**TASK:** Lines that include the word "this" are the ones to copy.

(Plotting code records)
--- --- ---

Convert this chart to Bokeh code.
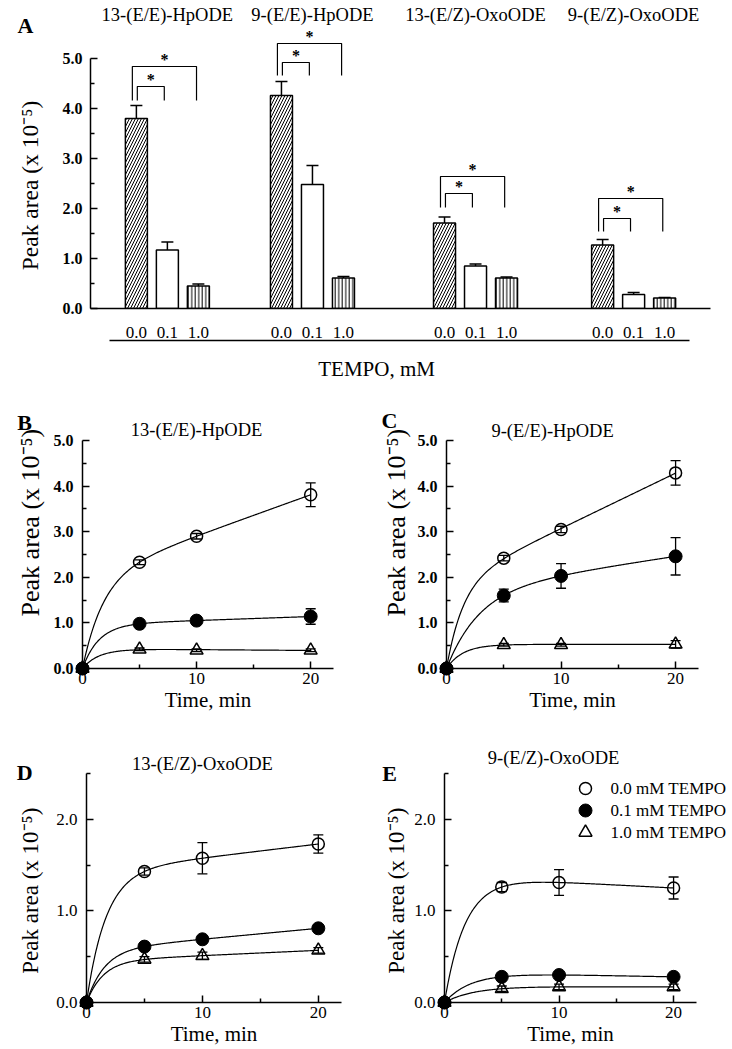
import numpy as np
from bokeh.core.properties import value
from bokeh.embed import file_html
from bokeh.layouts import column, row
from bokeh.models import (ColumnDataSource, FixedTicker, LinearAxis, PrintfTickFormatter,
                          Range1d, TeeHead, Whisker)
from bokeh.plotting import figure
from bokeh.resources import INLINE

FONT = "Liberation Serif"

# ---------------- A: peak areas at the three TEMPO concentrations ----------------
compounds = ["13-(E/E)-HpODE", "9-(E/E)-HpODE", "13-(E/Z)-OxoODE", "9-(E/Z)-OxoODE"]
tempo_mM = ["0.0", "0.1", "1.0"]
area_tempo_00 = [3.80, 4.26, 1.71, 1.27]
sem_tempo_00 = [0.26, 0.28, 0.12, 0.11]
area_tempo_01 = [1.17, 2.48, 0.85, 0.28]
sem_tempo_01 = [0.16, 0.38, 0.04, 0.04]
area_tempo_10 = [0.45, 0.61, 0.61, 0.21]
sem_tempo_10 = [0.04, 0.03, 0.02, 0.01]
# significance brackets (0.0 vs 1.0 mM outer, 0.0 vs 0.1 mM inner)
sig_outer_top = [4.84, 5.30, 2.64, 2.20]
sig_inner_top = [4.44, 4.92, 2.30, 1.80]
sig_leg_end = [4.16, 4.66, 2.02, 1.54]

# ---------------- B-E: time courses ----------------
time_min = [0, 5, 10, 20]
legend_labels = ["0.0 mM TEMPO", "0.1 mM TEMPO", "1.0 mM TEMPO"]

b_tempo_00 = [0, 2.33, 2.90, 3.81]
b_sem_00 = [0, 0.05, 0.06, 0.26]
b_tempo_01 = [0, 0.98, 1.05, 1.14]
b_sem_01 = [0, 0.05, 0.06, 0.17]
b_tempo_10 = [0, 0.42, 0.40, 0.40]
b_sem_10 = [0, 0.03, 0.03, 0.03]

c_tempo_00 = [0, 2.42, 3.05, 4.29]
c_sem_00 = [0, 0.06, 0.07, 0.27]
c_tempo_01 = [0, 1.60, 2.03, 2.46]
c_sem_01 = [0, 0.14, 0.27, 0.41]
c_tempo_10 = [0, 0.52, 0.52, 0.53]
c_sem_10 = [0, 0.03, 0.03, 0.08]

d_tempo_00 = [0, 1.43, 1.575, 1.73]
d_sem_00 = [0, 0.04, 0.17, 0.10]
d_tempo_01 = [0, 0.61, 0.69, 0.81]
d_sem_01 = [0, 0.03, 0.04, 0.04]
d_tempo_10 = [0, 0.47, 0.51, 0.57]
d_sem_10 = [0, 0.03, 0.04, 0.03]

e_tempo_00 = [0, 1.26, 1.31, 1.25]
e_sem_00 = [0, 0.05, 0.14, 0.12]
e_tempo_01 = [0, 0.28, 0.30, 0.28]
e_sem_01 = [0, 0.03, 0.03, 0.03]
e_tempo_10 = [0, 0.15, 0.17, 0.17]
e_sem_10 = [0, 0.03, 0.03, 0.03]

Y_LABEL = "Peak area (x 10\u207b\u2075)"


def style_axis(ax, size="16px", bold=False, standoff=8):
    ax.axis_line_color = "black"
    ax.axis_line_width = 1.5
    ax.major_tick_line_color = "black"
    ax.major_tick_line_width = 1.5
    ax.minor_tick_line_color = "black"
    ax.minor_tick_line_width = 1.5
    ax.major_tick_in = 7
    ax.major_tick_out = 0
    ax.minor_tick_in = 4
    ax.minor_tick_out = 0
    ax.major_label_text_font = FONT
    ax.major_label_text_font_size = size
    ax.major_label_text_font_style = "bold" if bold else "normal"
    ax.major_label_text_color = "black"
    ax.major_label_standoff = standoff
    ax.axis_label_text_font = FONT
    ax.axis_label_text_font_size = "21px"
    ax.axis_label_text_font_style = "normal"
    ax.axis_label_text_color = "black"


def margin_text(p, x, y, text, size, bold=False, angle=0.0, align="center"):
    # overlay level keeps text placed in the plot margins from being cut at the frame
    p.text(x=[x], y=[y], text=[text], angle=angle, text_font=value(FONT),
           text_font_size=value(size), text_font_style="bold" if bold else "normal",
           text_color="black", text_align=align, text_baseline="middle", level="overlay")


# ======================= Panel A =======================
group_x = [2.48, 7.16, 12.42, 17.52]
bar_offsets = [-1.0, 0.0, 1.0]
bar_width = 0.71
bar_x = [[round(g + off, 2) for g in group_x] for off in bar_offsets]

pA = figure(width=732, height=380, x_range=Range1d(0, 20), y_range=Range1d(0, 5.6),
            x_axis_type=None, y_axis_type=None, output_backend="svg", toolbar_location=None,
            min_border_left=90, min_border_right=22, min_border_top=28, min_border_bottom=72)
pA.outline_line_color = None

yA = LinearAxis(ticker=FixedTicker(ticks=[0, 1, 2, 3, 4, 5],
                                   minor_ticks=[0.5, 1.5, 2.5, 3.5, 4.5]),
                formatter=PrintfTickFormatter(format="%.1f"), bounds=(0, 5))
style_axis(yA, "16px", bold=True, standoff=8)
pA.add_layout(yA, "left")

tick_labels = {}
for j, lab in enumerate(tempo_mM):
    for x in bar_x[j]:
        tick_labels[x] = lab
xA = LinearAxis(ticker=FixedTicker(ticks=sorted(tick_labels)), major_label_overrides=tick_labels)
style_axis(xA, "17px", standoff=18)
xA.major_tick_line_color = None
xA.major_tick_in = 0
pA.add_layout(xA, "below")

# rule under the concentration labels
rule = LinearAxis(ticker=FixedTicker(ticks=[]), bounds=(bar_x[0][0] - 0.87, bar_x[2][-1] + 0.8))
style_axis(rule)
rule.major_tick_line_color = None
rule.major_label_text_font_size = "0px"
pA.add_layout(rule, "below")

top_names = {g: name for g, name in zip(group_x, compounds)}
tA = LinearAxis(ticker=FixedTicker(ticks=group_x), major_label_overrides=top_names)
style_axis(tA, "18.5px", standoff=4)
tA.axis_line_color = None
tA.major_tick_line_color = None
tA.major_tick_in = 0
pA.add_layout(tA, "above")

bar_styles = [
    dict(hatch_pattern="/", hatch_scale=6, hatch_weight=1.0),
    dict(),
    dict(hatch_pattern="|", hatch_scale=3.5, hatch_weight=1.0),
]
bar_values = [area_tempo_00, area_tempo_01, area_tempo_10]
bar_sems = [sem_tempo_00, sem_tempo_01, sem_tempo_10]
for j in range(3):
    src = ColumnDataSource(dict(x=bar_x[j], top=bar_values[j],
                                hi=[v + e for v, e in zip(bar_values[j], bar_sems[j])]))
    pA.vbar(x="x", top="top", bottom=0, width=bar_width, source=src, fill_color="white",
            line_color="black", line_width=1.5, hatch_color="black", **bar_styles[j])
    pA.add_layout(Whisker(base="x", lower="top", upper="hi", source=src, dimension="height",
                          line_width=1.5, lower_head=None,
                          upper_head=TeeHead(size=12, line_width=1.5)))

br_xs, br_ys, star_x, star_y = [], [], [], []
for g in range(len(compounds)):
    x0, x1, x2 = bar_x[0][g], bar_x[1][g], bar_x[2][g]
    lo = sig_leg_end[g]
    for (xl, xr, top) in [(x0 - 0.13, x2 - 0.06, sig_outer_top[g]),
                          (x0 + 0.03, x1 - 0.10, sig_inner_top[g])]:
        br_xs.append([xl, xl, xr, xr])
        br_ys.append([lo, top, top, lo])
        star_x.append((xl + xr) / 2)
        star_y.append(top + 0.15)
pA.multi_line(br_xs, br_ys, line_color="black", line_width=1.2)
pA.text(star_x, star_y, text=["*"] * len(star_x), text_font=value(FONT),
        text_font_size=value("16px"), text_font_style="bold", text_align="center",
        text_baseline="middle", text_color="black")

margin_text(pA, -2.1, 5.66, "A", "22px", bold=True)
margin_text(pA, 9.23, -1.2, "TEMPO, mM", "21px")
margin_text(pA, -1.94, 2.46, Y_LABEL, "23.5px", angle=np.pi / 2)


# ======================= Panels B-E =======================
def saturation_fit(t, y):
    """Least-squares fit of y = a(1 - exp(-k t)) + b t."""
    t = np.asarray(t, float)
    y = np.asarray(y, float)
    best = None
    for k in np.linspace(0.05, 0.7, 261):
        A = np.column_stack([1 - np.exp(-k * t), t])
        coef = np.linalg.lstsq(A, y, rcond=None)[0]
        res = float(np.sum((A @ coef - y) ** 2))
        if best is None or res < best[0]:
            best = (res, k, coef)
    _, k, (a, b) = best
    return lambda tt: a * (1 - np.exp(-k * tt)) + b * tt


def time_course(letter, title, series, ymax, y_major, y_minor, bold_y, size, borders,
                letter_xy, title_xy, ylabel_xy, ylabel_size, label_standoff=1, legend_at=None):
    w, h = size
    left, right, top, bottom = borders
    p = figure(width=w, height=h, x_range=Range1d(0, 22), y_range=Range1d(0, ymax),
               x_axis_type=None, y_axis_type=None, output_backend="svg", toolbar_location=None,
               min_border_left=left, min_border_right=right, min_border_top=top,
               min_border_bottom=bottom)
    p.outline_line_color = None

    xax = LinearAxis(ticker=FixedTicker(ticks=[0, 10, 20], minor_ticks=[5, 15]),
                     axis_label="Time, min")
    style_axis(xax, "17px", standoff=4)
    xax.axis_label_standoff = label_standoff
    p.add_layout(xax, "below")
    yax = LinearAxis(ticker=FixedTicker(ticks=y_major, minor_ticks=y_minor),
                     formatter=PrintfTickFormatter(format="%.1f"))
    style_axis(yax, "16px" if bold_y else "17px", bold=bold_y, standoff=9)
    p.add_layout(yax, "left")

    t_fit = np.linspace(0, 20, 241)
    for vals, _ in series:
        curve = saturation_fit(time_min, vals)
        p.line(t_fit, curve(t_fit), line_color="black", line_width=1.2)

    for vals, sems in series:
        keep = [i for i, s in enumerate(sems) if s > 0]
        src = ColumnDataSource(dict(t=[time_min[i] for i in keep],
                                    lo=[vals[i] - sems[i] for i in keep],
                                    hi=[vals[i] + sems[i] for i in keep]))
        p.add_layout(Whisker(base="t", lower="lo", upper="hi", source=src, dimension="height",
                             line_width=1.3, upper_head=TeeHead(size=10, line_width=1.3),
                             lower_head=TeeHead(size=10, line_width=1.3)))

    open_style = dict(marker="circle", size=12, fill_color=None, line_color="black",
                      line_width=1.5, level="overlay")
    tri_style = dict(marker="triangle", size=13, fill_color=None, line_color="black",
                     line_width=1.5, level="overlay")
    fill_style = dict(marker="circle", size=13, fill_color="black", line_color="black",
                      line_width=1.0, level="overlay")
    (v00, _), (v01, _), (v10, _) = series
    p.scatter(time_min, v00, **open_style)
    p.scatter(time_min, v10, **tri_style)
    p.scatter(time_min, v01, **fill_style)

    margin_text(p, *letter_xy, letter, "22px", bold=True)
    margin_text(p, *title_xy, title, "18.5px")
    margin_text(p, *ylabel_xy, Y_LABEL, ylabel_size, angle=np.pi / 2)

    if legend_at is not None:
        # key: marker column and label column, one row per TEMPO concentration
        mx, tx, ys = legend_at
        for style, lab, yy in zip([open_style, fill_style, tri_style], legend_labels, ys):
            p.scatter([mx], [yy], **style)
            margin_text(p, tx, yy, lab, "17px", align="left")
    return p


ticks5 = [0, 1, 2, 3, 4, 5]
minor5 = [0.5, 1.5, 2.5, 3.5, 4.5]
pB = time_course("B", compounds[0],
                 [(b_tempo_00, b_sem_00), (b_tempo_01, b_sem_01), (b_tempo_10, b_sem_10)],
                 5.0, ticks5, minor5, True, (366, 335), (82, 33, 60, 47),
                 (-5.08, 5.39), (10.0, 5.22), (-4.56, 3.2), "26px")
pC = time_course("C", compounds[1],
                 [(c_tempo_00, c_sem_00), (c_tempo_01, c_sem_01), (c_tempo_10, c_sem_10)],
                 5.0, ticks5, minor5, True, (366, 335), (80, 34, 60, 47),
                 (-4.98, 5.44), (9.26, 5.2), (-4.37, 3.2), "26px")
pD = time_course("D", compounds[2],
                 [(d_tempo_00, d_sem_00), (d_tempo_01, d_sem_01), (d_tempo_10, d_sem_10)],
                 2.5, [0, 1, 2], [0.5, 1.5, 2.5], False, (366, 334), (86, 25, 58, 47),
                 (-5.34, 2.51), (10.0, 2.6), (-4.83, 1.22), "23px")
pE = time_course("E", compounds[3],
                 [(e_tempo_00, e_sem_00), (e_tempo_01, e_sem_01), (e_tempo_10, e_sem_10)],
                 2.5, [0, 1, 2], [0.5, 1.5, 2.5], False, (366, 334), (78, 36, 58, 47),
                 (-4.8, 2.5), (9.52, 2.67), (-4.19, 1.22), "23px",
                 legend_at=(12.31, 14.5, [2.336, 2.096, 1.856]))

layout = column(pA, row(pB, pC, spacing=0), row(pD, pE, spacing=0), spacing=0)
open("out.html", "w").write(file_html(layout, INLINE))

--- --- ---

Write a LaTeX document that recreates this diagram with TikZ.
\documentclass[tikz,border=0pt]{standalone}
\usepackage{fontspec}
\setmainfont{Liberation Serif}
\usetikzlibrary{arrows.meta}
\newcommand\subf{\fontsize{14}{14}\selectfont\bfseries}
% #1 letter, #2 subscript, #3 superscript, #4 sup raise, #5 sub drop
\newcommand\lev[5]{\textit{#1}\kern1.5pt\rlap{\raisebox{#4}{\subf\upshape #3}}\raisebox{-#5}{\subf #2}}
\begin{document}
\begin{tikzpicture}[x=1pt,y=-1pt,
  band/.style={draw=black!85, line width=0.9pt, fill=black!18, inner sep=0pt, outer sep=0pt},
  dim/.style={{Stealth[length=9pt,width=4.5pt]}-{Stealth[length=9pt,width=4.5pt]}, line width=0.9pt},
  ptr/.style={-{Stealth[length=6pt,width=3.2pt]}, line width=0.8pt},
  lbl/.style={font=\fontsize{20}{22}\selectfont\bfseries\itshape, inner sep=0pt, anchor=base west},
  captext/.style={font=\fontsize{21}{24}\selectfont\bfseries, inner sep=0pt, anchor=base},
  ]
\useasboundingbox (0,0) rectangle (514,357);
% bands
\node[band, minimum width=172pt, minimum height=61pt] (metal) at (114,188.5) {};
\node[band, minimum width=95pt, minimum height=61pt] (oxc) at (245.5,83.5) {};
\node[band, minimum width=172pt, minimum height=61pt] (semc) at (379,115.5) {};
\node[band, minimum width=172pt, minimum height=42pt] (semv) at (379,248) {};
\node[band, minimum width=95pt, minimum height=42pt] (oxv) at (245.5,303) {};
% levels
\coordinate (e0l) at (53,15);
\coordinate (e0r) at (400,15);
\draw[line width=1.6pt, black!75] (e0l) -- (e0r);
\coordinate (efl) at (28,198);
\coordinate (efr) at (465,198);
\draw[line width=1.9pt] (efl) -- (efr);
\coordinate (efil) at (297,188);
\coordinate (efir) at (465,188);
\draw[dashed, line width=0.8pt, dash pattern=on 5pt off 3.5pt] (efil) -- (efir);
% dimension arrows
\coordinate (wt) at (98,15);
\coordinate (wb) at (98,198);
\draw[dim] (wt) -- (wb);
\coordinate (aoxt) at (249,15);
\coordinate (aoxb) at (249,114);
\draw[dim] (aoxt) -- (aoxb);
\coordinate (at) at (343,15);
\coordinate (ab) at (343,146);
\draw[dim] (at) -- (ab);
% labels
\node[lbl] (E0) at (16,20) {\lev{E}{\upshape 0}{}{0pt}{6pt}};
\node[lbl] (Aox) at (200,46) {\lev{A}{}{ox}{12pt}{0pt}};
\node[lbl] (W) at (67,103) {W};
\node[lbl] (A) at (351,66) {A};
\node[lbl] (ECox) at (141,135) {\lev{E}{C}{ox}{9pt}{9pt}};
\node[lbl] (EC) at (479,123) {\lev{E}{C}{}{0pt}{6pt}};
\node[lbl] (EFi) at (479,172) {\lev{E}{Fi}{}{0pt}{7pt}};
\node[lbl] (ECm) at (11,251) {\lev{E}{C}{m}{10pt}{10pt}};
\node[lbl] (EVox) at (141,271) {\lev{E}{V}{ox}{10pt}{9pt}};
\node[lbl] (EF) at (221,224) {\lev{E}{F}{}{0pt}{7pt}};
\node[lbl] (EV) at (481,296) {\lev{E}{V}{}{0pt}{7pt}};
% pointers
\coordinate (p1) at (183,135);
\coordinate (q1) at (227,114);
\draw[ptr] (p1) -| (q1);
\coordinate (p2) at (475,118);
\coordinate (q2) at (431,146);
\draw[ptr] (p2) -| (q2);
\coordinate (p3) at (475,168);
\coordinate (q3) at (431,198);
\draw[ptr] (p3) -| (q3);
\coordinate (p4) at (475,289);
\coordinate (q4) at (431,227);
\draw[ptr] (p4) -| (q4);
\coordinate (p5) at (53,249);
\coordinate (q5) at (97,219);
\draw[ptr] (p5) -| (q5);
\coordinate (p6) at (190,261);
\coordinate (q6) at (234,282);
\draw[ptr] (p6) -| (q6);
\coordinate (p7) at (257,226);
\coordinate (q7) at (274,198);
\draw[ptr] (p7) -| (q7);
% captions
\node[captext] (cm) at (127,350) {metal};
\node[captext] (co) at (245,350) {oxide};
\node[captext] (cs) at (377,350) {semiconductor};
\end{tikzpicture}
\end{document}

--- --- ---

**ANSWER TO THE EXERCISE:**
Convert this chart to Bokeh code.
Write a LaTeX document that recreates this diagram with TikZ.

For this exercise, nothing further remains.